As I view the struggle heat up over the President’s American Jobs Act, I see the continual cacophony of the Republican side chanting the same chorus, any increase in revenues is a “non-starter,” the deficit is the real problem, we need to keep cutting in order to improve the economy, and of course, my favorite: “if we cut taxes even further, we’ll encourage job creation.”
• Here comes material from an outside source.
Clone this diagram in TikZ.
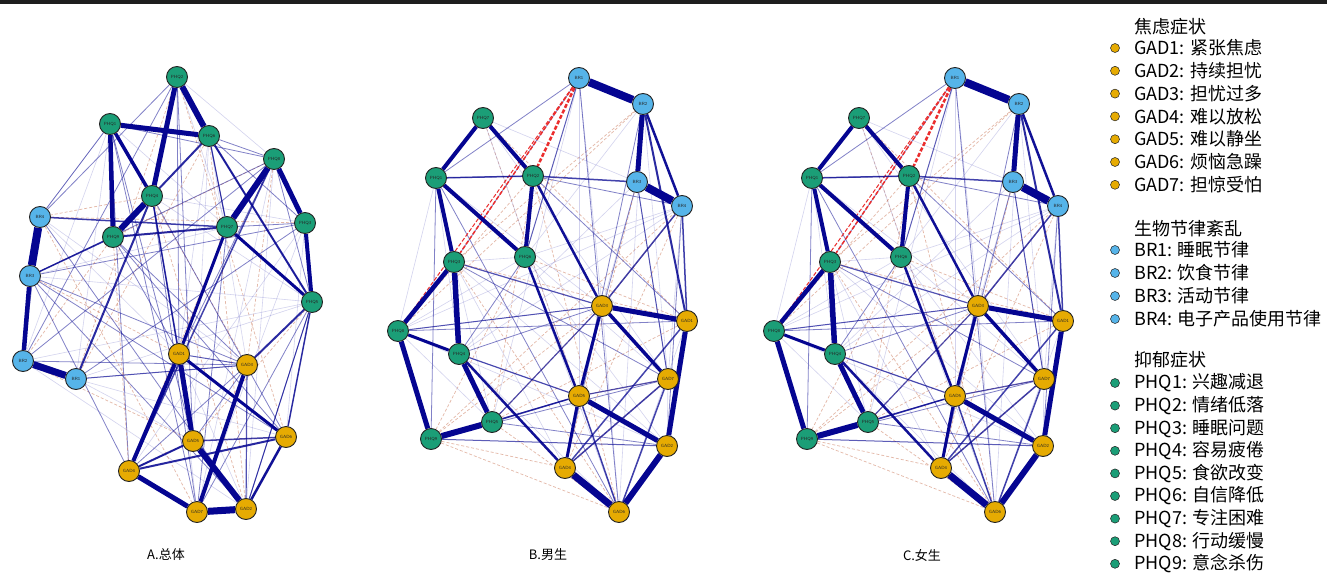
\documentclass[tikz,border=0pt]{standalone}
\usepackage{fontspec}
\newfontfamily\cjk{Noto Sans CJK SC}

\pgfdeclarelayer{bg}
\pgfdeclarelayer{web}
\pgfdeclarelayer{strong}
\pgfsetlayers{bg,web,strong,main}

\definecolor{gadc}{RGB}{230,171,2}
\definecolor{brc}{RGB}{86,180,233}
\definecolor{phqc}{RGB}{27,158,119}
\definecolor{edgeblue}{RGB}{5,5,145}
\definecolor{webblue}{RGB}{110,110,200}
\definecolor{negbrown}{RGB}{205,125,95}
\definecolor{negred}{RGB}{235,45,45}
\definecolor{ringc}{RGB}{35,35,35}
\definecolor{barc}{RGB}{30,30,30}

\tikzset{
  sym/.style={circle, draw=ringc, line width=0.9pt, minimum size=21pt, inner sep=0pt,
              font=\fontsize{4.5}{5}\selectfont\sffamily, text=black!85},
  phq/.style={sym, fill=phqc},
  gad/.style={sym, fill=gadc},
  br/.style={sym, fill=brc},
  webfaint/.style={draw=webblue, draw opacity=0.3, line width=0.6pt},
  webmid/.style={draw=edgeblue, draw opacity=0.5, line width=0.8pt},
  webneg/.style={draw=negbrown, draw opacity=0.55, line width=0.7pt, dash pattern=on 3pt off 2pt},
  negstrong/.style={draw=negred, dash pattern=on 4pt off 2pt},
  posedge/.style={draw=edgeblue},
  legdot/.style={circle, draw=ringc, line width=0.5pt, minimum size=9pt, inner sep=0pt},
  legtxt/.style={anchor=west, inner sep=0pt, font=\cjk\fontsize{18}{20}\selectfont},
  paneltitle/.style={inner sep=0pt, font=\cjk\fontsize{13}{14}\selectfont},
}

% symptom names used in every panel
\def\symlist{p1,p2,p3,p4,p5,p6,p7,p8,p9,b1,b2,b3,b4,d1,d2,d3,d4,d5,d6,d7}

% faint background web of weak partial correlations
\newcommand\weakweb[2]{%
  \begin{pgfonlayer}{web}
  \foreach \u [count=\i] in \symlist {
    \foreach \v [count=\j] in \symlist {
      \ifnum\j>\i
        \pgfmathtruncatemacro\r{mod(\i*\i*7+\j*\j*3+#2*\i*\j+\i*\j,17)}
        \ifnum\r<5 \draw[webfaint] (#1-\u) -- (#1-\v);\fi
        \ifnum\r=5 \draw[webmid] (#1-\u) -- (#1-\v);\fi
        \ifnum\r=6 \draw[webmid] (#1-\u) -- (#1-\v);\fi
        \ifnum\r=7 \draw[webneg] (#1-\u) -- (#1-\v);\fi
        \ifnum\r=8 \draw[webneg] (#1-\u) -- (#1-\v);\fi
      \fi
    }
  }
  \end{pgfonlayer}}

% strong positive edges: from/to/width
\newcommand\strongedges[2]{%
  \begin{pgfonlayer}{strong}
  \foreach \a/\b/\w in {#2} {
    \pgfmathsetmacro\eop{min(1,0.45+0.2*\w)}
    \draw[posedge, line width=\w, draw opacity=\eop] (#1-\a) -- (#1-\b);
  }
  \end{pgfonlayer}}

% strong negative edges: from/to/width
\newcommand\negedges[2]{%
  \begin{pgfonlayer}{strong}
  \foreach \a/\b/\w in {#2} {
    \draw[negstrong, line width=\w] (#1-\a) -- (#1-\b);
  }
  \end{pgfonlayer}}

% network layout shared by the male and female panels
\newcommand\sexpanel[2]{%
  \begin{scope}[xshift=#2]
    \node[phq] (#1-p1) at (483,118) {PHQ7};
    \node[phq] (#1-p2) at (436,178) {PHQ1};
    \node[phq] (#1-p3) at (533,176) {PHQ2};
    \node[phq] (#1-p4) at (454,262) {PHQ3};
    \node[phq] (#1-p5) at (525,257) {PHQ6};
    \node[phq] (#1-p6) at (398,331) {PHQ8};
    \node[phq] (#1-p7) at (459,354) {PHQ4};
    \node[phq] (#1-p8) at (492,422) {PHQ5};
    \node[phq] (#1-p9) at (431,439) {PHQ9};
    \node[br]  (#1-b1) at (579,78)  {BR1};
    \node[br]  (#1-b2) at (643,104) {BR2};
    \node[br]  (#1-b3) at (637,182) {BR3};
    \node[br]  (#1-b4) at (682,206) {BR4};
    \node[gad] (#1-d1) at (602,306) {GAD3};
    \node[gad] (#1-d2) at (687,321) {GAD1};
    \node[gad] (#1-d3) at (668,379) {GAD7};
    \node[gad] (#1-d4) at (579,396) {GAD5};
    \node[gad] (#1-d5) at (667,446) {GAD2};
    \node[gad] (#1-d6) at (565,468) {GAD4};
    \node[gad] (#1-d7) at (619,512) {GAD6};
  \end{scope}
  \weakweb{#1}{5}
  \negedges{#1}{b1/p3/2.5, b1/p4/1.5, b1/p6/1}
  \strongedges{#1}{b1/b2/8, b2/b3/5, b3/b4/8, b2/b4/2.5, b1/p5/1,
    p1/p2/4, p1/p3/4, p3/d1/2.5, p2/p3/1.5, p2/p5/4, p2/p4/4, p3/p5/4, p3/b3/1.5,
    p4/p6/4.5, p4/p7/5.5, p4/d1/1.2, p6/p7/3, p6/p9/5, p9/p8/6, p7/p8/5, p7/d6/2.5,
    p7/d4/1.2, p6/d1/1, p8/d4/1.5, p8/d1/1.2, p5/d4/2.5, p9/d5/1,
    d1/d2/5, d1/d3/3.5, d1/d4/3, d2/d5/5, d4/d5/5, d6/d7/7, d5/d7/6, d4/d6/3,
    d6/d3/1.5, d6/d2/1.5, d4/d3/1.2, d3/d7/1.5, d4/d7/1.5, b4/d1/1.5, b2/d2/2,
    b4/d2/1.5, b3/d3/1}
}

\begin{document}
\begin{tikzpicture}[x=1pt, y=-1pt]
  \useasboundingbox (0,0) rectangle (1327,575);
  \begin{pgfonlayer}{bg}
    \fill[white] (0,0) rectangle (1327,575);
    \fill[barc] (0,0) rectangle (1327,4);
  \end{pgfonlayer}

  % ---------------- A: whole sample ----------------
  \node[phq] (A-p1) at (177,77)  {PHQ2};
  \node[phq] (A-p2) at (110,124) {PHQ1};
  \node[phq] (A-p3) at (209,136) {PHQ6};
  \node[phq] (A-p4) at (274,159) {PHQ8};
  \node[phq] (A-p5) at (152,196) {PHQ4};
  \node[phq] (A-p6) at (227,227) {PHQ7};
  \node[phq] (A-p7) at (305,223) {PHQ3};
  \node[phq] (A-p8) at (113,237) {PHQ9};
  \node[phq] (A-p9) at (312,302) {PHQ5};
  \node[br]  (A-b4) at (40,217)  {BR4};
  \node[br]  (A-b3) at (30,276)  {BR3};
  \node[br]  (A-b2) at (23,361)  {BR2};
  \node[br]  (A-b1) at (76,379)  {BR1};
  \node[gad] (A-d1) at (179,354) {GAD1};
  \node[gad] (A-d2) at (247,365) {GAD3};
  \node[gad] (A-d3) at (193,441) {GAD5};
  \node[gad] (A-d4) at (286,437) {GAD6};
  \node[gad] (A-d5) at (129,471) {GAD4};
  \node[gad] (A-d6) at (197,512) {GAD7};
  \node[gad] (A-d7) at (246,509) {GAD2};
  \weakweb{A}{3}
  \strongedges{A}{p1/p3/6, p1/p5/5, p2/p3/5, p2/p8/4.5, p2/p5/3.5, p5/p8/6, p3/p5/2,
    p4/p6/6, p4/p7/5, p7/p9/4, p6/p9/3, p6/p8/2, p3/p9/2, p3/p6/1.2,
    b4/b3/8, b3/b2/4.5, b2/b1/7, b4/p6/1.5, p8/b3/1.5, p5/b1/2, p5/d1/1.5, p6/d1/3,
    p4/d5/1.5, d1/d3/5, d1/d5/4, d1/d4/3, d2/d6/4, d3/d7/6, d6/d7/7, d5/d6/5,
    d4/d7/2.5, d5/d3/2, d5/d4/2, d3/d4/1.5, d2/p9/2, d4/p9/1.5, d2/d7/1.2,
    d1/d2/1, b1/d2/1, p9/d7/1, p2/b4/0.8}

  % ---------------- B: boys, C: girls ----------------
  \sexpanel{B}{0pt}
  \sexpanel{C}{376pt}

  % panel captions
  \node[paneltitle] (capA) at (166,555) {A.总体};
  \node[paneltitle] (capB) at (548,555) {B.男生};
  \node[paneltitle] (capC) at (922,555) {C.女生};

  % ---------------- legend ----------------
  \node[legtxt] (lg-head-gad) at (1134,27) {焦虑症状};
  \foreach \t [count=\k] in {GAD1: 紧张焦虑, GAD2: 持续担忧, GAD3: 担忧过多, GAD4: 难以放松,
                             GAD5: 难以静坐, GAD6: 烦恼急躁, GAD7: 担惊受怕} {
    \pgfmathsetmacro\yy{48+(\k-1)*22.8}
    \node[legdot, fill=gadc] (lg-gad-dot-\k) at (1115,\yy) {};
    \node[legtxt] (lg-gad-\k) at (1134,\yy) {\t};
  }
  \node[legtxt] (lg-head-br) at (1134,229) {生物节律紊乱};
  \foreach \t [count=\k] in {BR1: 睡眠节律, BR2: 饮食节律, BR3: 活动节律, BR4: 电子产品使用节律} {
    \pgfmathsetmacro\yy{250+(\k-1)*23}
    \node[legdot, fill=brc] (lg-br-dot-\k) at (1115,\yy) {};
    \node[legtxt] (lg-br-\k) at (1134,\yy) {\t};
  }
  \node[legtxt] (lg-head-phq) at (1134,360) {抑郁症状};
  \foreach \t [count=\k] in {PHQ1: 兴趣减退, PHQ2: 情绪低落, PHQ3: 睡眠问题, PHQ4: 容易疲倦,
                             PHQ5: 食欲改变, PHQ6: 自信降低, PHQ7: 专注困难, PHQ8: 行动缓慢,
                             PHQ9: 意念杀伤} {
    \pgfmathsetmacro\yy{383+(\k-1)*22.6}
    \node[legdot, fill=phqc] (lg-phq-dot-\k) at (1115,\yy) {};
    \node[legtxt] (lg-phq-\k) at (1134,\yy) {\t};
  }
\end{tikzpicture}
\end{document}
One of the voices we haven’t heard lately is that of Eric Cantor, my opponent next year. He’s still recovering from his latest gaffe in August when he promised aid to hurricane and earthquake victims, but, “we must make cuts elsewhere.” He’s taken a break from his race to 3rd world status that he and his cronies seek for our country; you know the “land of the free, home of the brave.” He’s hoping that everyone will forget that, while he ignores the needs of his constituents, and promotes the wants of the wealthiest, most privileged, the economy and the rate of unemployment stagnate. But he always has his buddy John Boehner to carry the standard. Yesterday he called the President’s plan “class warfare.” The President called his proposal to establish a millionaire tax rate and his effort to close various loopholes, “math.” The President is right. But let’s assume that Boehner is correct. Let’s take one aspect of the “class warfare.”
One of the little publicized loopholes that Cantor champions is the 15% long term capital gains rate that hedge fund managers pay for money they make from money t heir clients make. They’re not taxed like the rest of us. Hum, sounds like class warfare to me, but not from the bottom to the top, but the top to the bottom. Let’s not consider that Cantor’s wife was a vice president of Goldman Sachs, or that the investment and hedge fund industry invests millions in contributing to Cantor’s campaign war chest so they can keep their obscenely low tax rate. Cantor’s their favorite puppet. I can’t wait to hear when he does come out of the closet to give his input to the conflict…probably something along the lines of, “while the President wants to tax the ‘job creators’ I want to protect those job creators so that they will hire more employees in the economy that the President has harmed with his bad policies.” Oh really.
The real class warfare is the warfare waged by the wealthiest elites, those sponsors of Cantor, the 1% who control 20% of the wealth of this country, those who want to keep buying their villas, yachts, and private jets while 14 million of the unemployed continue to seek unemployment benefits that Cantor wants to cut. No, we need to fairly tax the elites now, and the government needs to take that revenue to initiate a national rebuilding campaign which will re-employ the people of this country, now. That’s what I’ll work to do when I replace Cantor next year.